Correlation with lp__ is fine. Severe correlation with energy__ often goes with warnings about a low BFMI.

3

Ben - sorry that first one didn’t include energy__ because it’s not able to be displayed with the pairs.stanfit() function if I understand correctly. I added a plot of the first chain showing the correlation of energy__ and sd_p. Maybe a longer warmup would help but I expected not given this model. I think I still had the same problem with a similar model with 20,000 iterations (half warmup). I’m also unsure why the same model without marginalizing out N in JAGS has a great fit but it doesn’t here.

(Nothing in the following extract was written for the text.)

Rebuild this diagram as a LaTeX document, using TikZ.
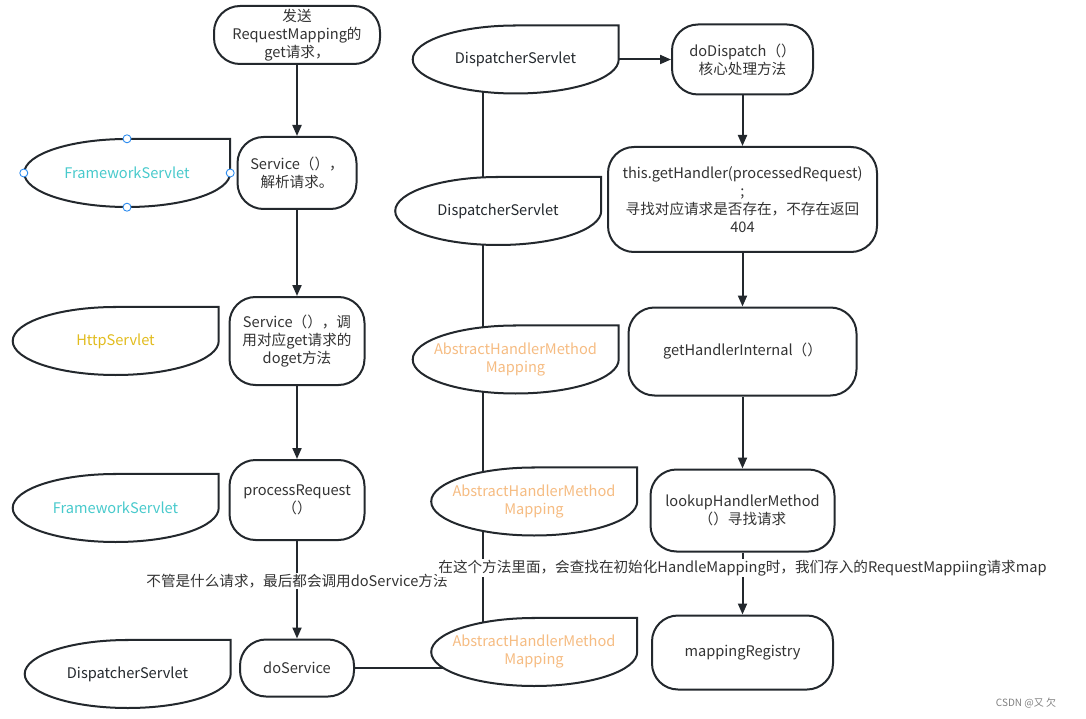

The problem with the JAGS model was I had to run 250,000 iterations because the chains didn’t mix well and were VERY slow to move. I really wasn’t confident in the results, which is what motivated checking out stan.

Thanks for all your work on this. It’s incredibly impressive from the software to the support/manuals/tutorials.

4

I don’t think the correlation with energy__ is all that extreme. Was there also a low BFMI warning and / or do you see low effective sample sizes? That would be a concern.

5

Thanks! Being new to Stan and HMC it’s difficult to know exactly how much correlation is problematic. There was a BFMI warning but with a bit of model reparameterization and longer runs that went away.